= Robbie Leslie =

Robbie Leslie was one of a small group of popular and influential disc jockeys working in the New York area, Florida, and The Coast in the 1970s, 1980s, and 1990s. Beginning his career at Fire Island's disco The Sandpiper, he moved to New York City in 1979. The list of clubs at which he regularly performed includes many well-known nightspots: Studio 54, Palladium, Underground, The Red Parrot, The Saint, and 12 West.

Leslie was one of the first major DJs to perform at multiple clubs weekly, at a time when management insisted on exclusive control of their artists. This freelance practice is still customary among DJs today.
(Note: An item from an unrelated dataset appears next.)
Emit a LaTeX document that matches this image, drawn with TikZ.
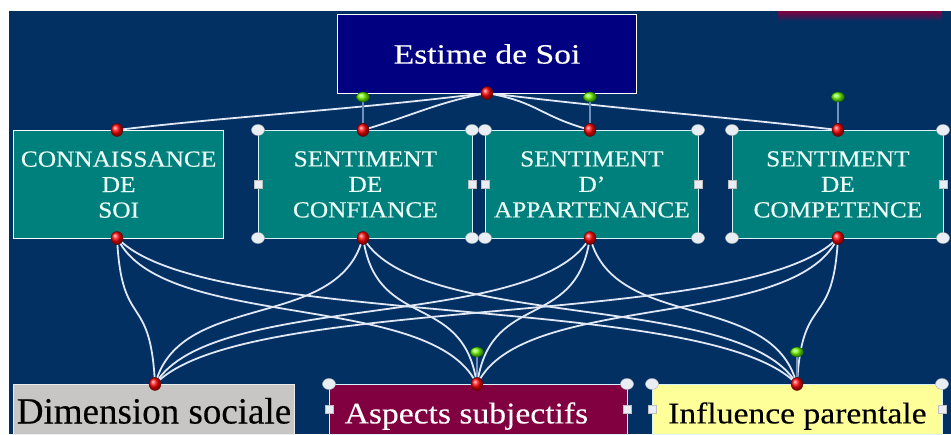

He was also the prototype of the modern "circuit party DJ", travelling internationally to spin at special one-night party extravaganzas, events, and fund-raisers. He would continue as a circuit regular until 2002.
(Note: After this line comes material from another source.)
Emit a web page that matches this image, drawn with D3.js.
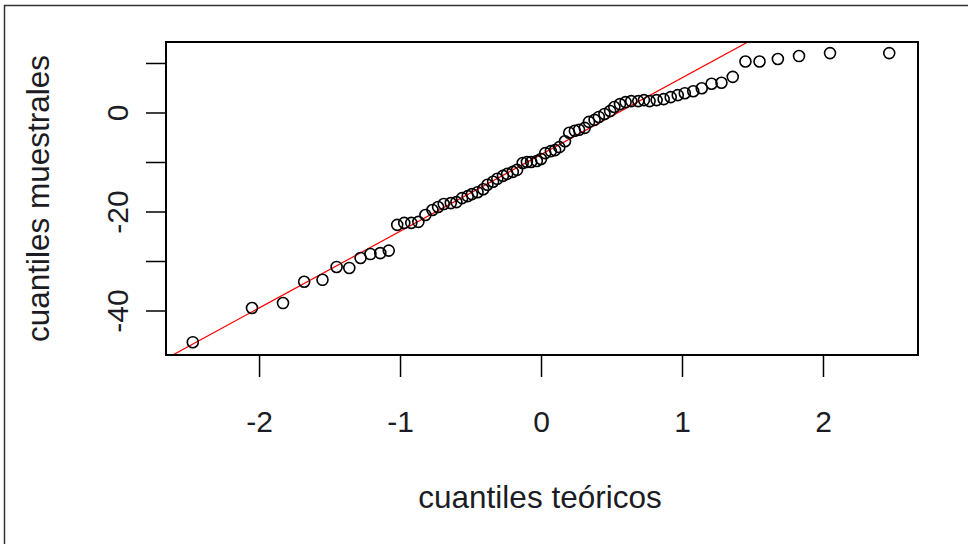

He was the last of 10 renowned disc jockeys performing at the marathon 40-hour closing party of New York's private club, The Saint, 30 April-2 May 1988.

In 2005, he celebrated thirty years in the night club business, and continues to perform in clubs around the country and internationally. He produces a weekly show on Sirius/XM Studio 54 Radio, "Robbie Leslie Presents" where he shares his classic recordings, current international shows, and legendary DJ showcases.